それはつまり、AIが提示する美が、「男性的視点」や「旧来的価値観」に偏っているという指摘だ。
たとえば、肌の白さや細身の輪郭、目の大きさなど──
日本における“広告的美意識”がAIに学習されることで、ジェンダーバイアスが再生産されてしまう。
AIが悪いのではない。
私たちが何を“美しい”としてインプットしてきたかが、そのまま鏡のように返ってくるのだ。
人間の「理想」は、果たして誰のものか?
ここで、少し哲学的な問いに立ち戻ってみたい。
“理想の顔”とは、本当に存在するのだろうか?
それは、誰かの記憶かもしれない。
恋人、初恋、家族、広告、アイドル──
理想の顔とは、社会と個人の記憶が交差する場所なのかもしれない。
AIはそこに“正解”を求めるが、人間にとって理想は、揺らぎと矛盾のなかにある。
むしろ、「よくわからないけど惹かれる」「理屈ではないけど好き」という感情こそが、人間らしい美意識なのだ。
AIと「美の未来」──進化はどこへ向かう?
1. AIによる「国別の理想顔比較」
今後、AIはさらに進化し、国や地域別に「文化的理想顔」を比較分析するようになるだろう。

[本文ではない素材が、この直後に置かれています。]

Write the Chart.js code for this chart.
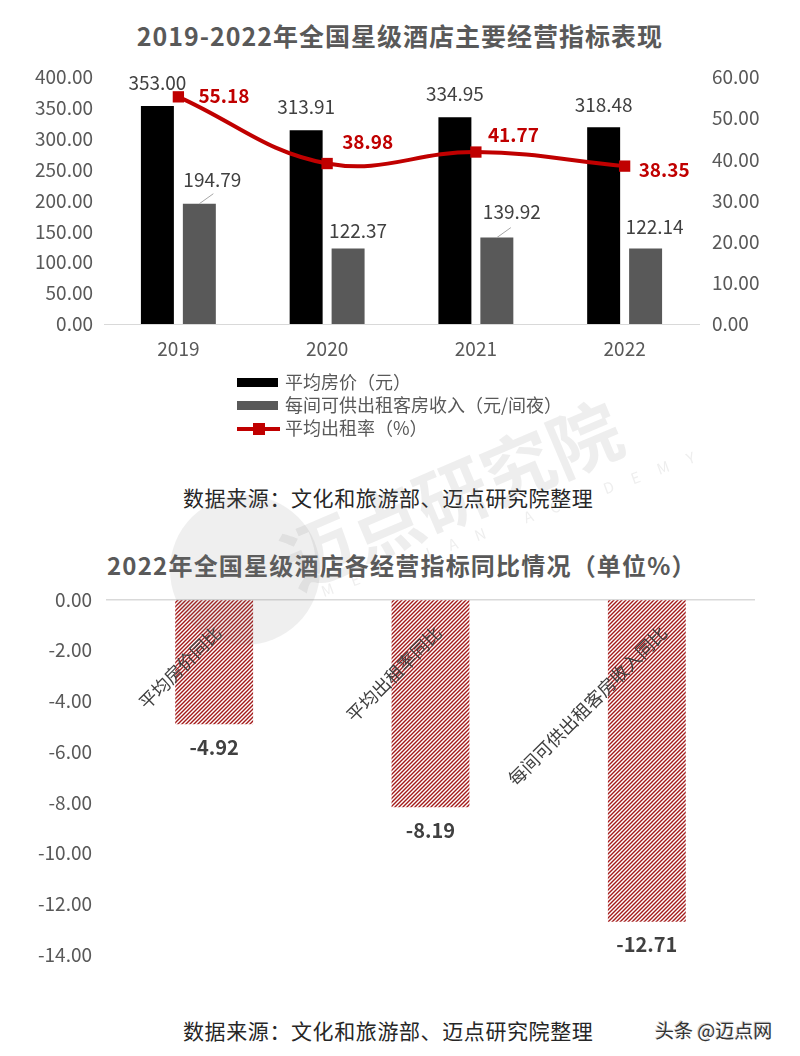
<!DOCTYPE html>
<html>
<head>
<meta charset="utf-8">
<script src="https://cdn.jsdelivr.net/npm/chart.js@4"></script>
<style>
  body { margin: 0; background: #fff; }
  #page { position: relative; width: 800px; height: 1056px; overflow: hidden; background: #fff;
    font-family: "Noto Sans CJK SC", "Noto Sans", sans-serif; text-spacing-trim: space-all; }
  .abs { position: absolute; white-space: nowrap; }
  .title { font-weight: bold; color: #595959; font-size: 25px; line-height: 36px; letter-spacing: 1px; }
  .src { color: #262626; font-size: 21px; line-height: 30px; letter-spacing: 0.6px; }
  .leg { color: #595959; font-size: 18px; line-height: 23px; left: 237px; }
  .leg span.box { display: inline-block; width: 41px; height: 9px; vertical-align: middle; margin-right: 7px; margin-top: -3px; }
  .leg span.ln { display: inline-block; position: relative; width: 43px; height: 4px; background: #c00000; vertical-align: middle; margin-right: 5px; margin-top: -3px; }
  .leg span.ln i { position: absolute; left: 16px; top: -4px; width: 12px; height: 12px; background: #c00000; }
  canvas { position: absolute; left: 0; top: 0; }
  .wm { color: rgba(120,120,120,0.13); pointer-events: none; }
</style>
</head>
<body>
<div id="page">
  <div class="abs title" style="left:0;width:800px;text-align:center;top:17px;">2019-2022年全国星级酒店主要经营指标表现</div>
  <div style="position:absolute;left:0;top:50px;width:800px;height:320px;"><canvas id="c1" width="800" height="320"></canvas></div>
  <div id="legend" class="abs leg" style="top:370px;"></div>
  <div class="abs src" style="left:183px;top:482px;">数据来源：文化和旅游部、迈点研究院整理</div>

  <div class="abs title" style="left:107px;top:547px;font-size:24px;letter-spacing:1.2px;">2022年全国星级酒店各经营指标同比情况（单位%）</div>
  <div style="position:absolute;left:0;top:574px;width:800px;height:406px;"><canvas id="c2" width="800" height="406"></canvas></div>
  <div class="abs src" style="left:183px;top:1015px;">数据来源：文化和旅游部、迈点研究院整理</div>
  <div class="abs" style="left:655px;top:1017px;font-size:19px;line-height:26px;color:#333;text-shadow:1px 1px 0 #fff,-1px -1px 0 #ccc;">头条 @迈点网</div>

  <!-- watermark -->
  <div class="abs wm" style="left:170px;top:495px;width:150px;height:150px;border-radius:50%;background:rgba(120,120,120,0.12);"></div>
  <div class="abs wm" style="left:305px;top:505px;font-size:72px;font-weight:bold;transform:rotate(-23deg);transform-origin:left bottom;">迈点研究院</div>
  <div class="abs wm" style="left:325px;top:580px;font-size:15px;letter-spacing:19px;transform:rotate(-20deg);transform-origin:left bottom;">MEIDIAN ACADEMY</div>
</div>
<script>
// --- DATA ---
const years = ["2019", "2020", "2021", "2022"];
const avgPrice = [353.0, 313.91, 334.95, 318.48];
const revpar = [194.79, 122.37, 139.92, 122.14];
const occupancy = [55.18, 38.98, 41.77, 38.35];
const seriesNames = ["平均房价（元）", "每间可供出租客房收入（元/间夜）", "平均出租率（%）"];

const yoyLabels = ["平均房价同比", "平均出租率同比", "每间可供出租客房收入同比"];
const yoyValues = [-4.92, -8.19, -12.71];

Chart.defaults.font.family = '"Noto Sans CJK SC", "Noto Sans", sans-serif';
Chart.defaults.color = "#595959";

// --- legend (html) ---
const legendEl = document.getElementById("legend");
legendEl.innerHTML =
  `<div><span class="box" style="background:#000"></span>${seriesNames[0]}</div>` +
  `<div><span class="box" style="background:#595959"></span>${seriesNames[1]}</div>` +
  `<div><span class="ln"><i></i></span>${seriesNames[2]}</div>`;

// --- chart 1 labels ---
const labels1 = {
  id: "labels1",
  afterDatasetsDraw(chart, args, opts) {
    const ctx = chart.ctx;
    ctx.save();
    ctx.textBaseline = "middle";
    // black bars
    ctx.font = '19px "Noto Sans CJK SC"';
    ctx.fillStyle = "#404040";
    ctx.textAlign = "center";
    chart.getDatasetMeta(0).data.forEach((el, i) => {
      ctx.fillText(avgPrice[i].toFixed(2), el.x, el.y - 23);
    });
    // gray bars
    chart.getDatasetMeta(1).data.forEach((el, i) => {
      const o = opts.grayOff[i];
      ctx.fillStyle = "#404040";
      ctx.fillText(revpar[i].toFixed(2), el.x + o[0], el.y + o[1]);
      if (opts.leader[i]) {
        ctx.strokeStyle = "#a6a6a6";
        ctx.lineWidth = 1;
        ctx.beginPath();
        ctx.moveTo(el.x, el.y);
        ctx.lineTo(el.x + 14, el.y - 10);
        ctx.stroke();
      }
    });
    // line labels
    ctx.font = 'bold 19px "Noto Sans CJK SC"';
    ctx.fillStyle = "#c00000";
    ctx.textAlign = "left";
    chart.getDatasetMeta(2).data.forEach((el, i) => {
      const o = opts.lineOff[i];
      ctx.fillText(occupancy[i].toFixed(2), el.x + o[0], el.y + o[1]);
    });
    ctx.restore();
  },
};

new Chart(document.getElementById("c1"), {
  type: "bar",
  data: {
    labels: years,
    datasets: [
      { label: seriesNames[0], data: avgPrice, backgroundColor: "#000000", yAxisID: "y", order: 1 },
      { label: seriesNames[1], data: revpar, backgroundColor: "#595959", yAxisID: "y", order: 1 },
      {
        type: "line", label: seriesNames[2], data: occupancy, yAxisID: "y1", order: 0,
        borderColor: "#c00000", borderWidth: 4, tension: 0.4,
        pointStyle: "rect", pointRadius: 8, pointBackgroundColor: "#c00000", pointBorderWidth: 0,
      },
    ],
  },
  options: {
    responsive: false,
    animation: false,
    events: [],
    categoryPercentage: 0.564,
    barPercentage: 0.786,
    layout: { padding: { top: 27, bottom: 0, left: 0, right: 0 } },
    plugins: {
      legend: { display: false },
      tooltip: { enabled: false },
      labels1: {
        grayOff: [[13, -24], [10, -18], [15, -26], [9, -22]],
        leader: [true, false, true, false],
        lineOff: [[20, -1], [15, -22], [12, -17], [14, 4]],
      },
    },
    scales: {
      x: {
        grid: { display: false, drawTicks: false },
        border: { display: true, color: "#d9d9d9", width: 1 },
        ticks: { font: { size: 19 }, padding: 13, color: "#595959" },
        afterFit: (s) => { s.height = 46; },
      },
      y: {
        position: "left", min: 0, max: 400,
        grid: { display: false, drawTicks: false },
        border: { display: false },
        ticks: { stepSize: 50, padding: 11, font: { size: 19 }, callback: (v) => v.toFixed(2) },
        afterFit: (s) => { s.width = 104; },
      },
      y1: {
        position: "right", min: 0, max: 60,
        grid: { display: false, drawTicks: false },
        border: { display: false },
        ticks: { stepSize: 10, padding: 13, font: { size: 19 }, callback: (v) => v.toFixed(2) },
        afterFit: (s) => { s.width = 101; },
      },
    },
  },
  plugins: [labels1],
});

// --- chart 2 ---
const c2 = document.getElementById("c2");
function hatchPattern(ctx) {
  const t = document.createElement("canvas");
  t.width = 4;
  t.height = 4;
  const g = t.getContext("2d");
  g.fillStyle = "#ffffff";
  g.fillRect(0, 0, 4, 4);
  g.strokeStyle = "#a31a1a";
  g.lineWidth = 1.4;
  g.beginPath();
  g.moveTo(-1, 5); g.lineTo(5, -1);
  g.moveTo(-1, 1); g.lineTo(1, -1);
  g.moveTo(3, 5); g.lineTo(5, 3);
  g.stroke();
  return ctx.createPattern(t, "repeat");
}

const labels2 = {
  id: "labels2",
  afterDatasetsDraw(chart, args, opts) {
    const ctx = chart.ctx;
    const zeroY = chart.scales.y.getPixelForValue(0);
    ctx.save();
    chart.getDatasetMeta(0).data.forEach((el, i) => {
      // value under bar
      ctx.font = 'bold 20px "Noto Sans CJK SC"';
      ctx.fillStyle = "#404040";
      ctx.textAlign = "center";
      ctx.textBaseline = "middle";
      ctx.fillText(yoyValues[i].toFixed(2), el.x, el.y + 23);
      // rotated category name
      ctx.save();
      ctx.translate(el.x + opts.catDx[i], zeroY + 30);
      ctx.rotate(-Math.PI / 4);
      ctx.font = '18px "Noto Sans CJK SC"';
      ctx.fillStyle = "#404040";
      ctx.textAlign = "right";
      ctx.fillText(yoyLabels[i], 0, 0);
      ctx.restore();
    });
    ctx.restore();
  },
};

new Chart(c2, {
  type: "bar",
  data: {
    labels: yoyLabels,
    datasets: [{ data: yoyValues, backgroundColor: hatchPattern(c2.getContext("2d")), borderWidth: 0 }],
  },
  options: {
    responsive: false,
    animation: false,
    events: [],
    categoryPercentage: 1,
    barPercentage: 0.36,
    layout: { padding: { top: 13, bottom: 25, left: 0, right: 45 } },
    plugins: { legend: { display: false }, tooltip: { enabled: false }, labels2: { catDx: [4, 8, 17] } },
    scales: {
      x: { display: false },
      y: {
        min: -14, max: 0,
        grid: { drawTicks: false, color: (c) => (c.tick.value === 0 ? "#d9d9d9" : "rgba(0,0,0,0)"), lineWidth: 1.5 },
        border: { display: false },
        ticks: { stepSize: 2, padding: 14, font: { size: 19 }, callback: (v) => v.toFixed(2) },
        afterFit: (s) => { s.width = 106; },
      },
    },
  },
  plugins: [labels2],
});
</script>
</body>
</html>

実際、既にイギリスの大学などでは「世界の美の基準」をAIで可視化するプロジェクトが進んでいる。
たとえば──
・韓国では「Vラインの小顔」
・ブラジルでは「豊かな唇と健康的な体型」
・アメリカでは「白い歯と整った笑顔」
といった傾向がAIによって数値化され、「美の地図」が描かれつつある。
こうした研究が進めば進むほど、「美とは誰のためのものか?」「理想とは本当に普遍的なのか?」という問いが突きつけられる。
2. 「あなたの理想」に寄り添うAIへ
同時に、AIの進化は「他人からの理想」から「あなたの理想」への転換を促している。
たとえば、
・過去に恋した人の顔の特徴
・母親に似た安心感のある輪郭
・自分のコンプレックスを逆に魅力と感じさせてくれる表情
そうした個別の“感情データ”を学習し、AIは「あなただけの美しさ」を描き出す時代に突入するだろう。
それはもはや、「顔」を描くというより、あなたの人生観を映す鏡を作る作業に近い。
おわりに:AIは、美の問いを終わらせるか、それとも始めるか?
AIが描いた理想の顔を見て、ある人はときめき、ある人は不快になり、ある人は怒り出す。
それこそが、人間の“美”という感情の奥深さだ。
AIは確かに、統計的な正解を出す。
だが、人間は「正解」よりも、「違和感のある魅力」や「言葉にできない惹かれ」を選ぶ。
AIがどれほど進化しても、私たちはきっとこう問い続けるのだ。
「理想って、誰が決めたんだろう?」
その問いこそが、AI時代における美意識の原点であり、
そして未来への入り口なのかもしれない。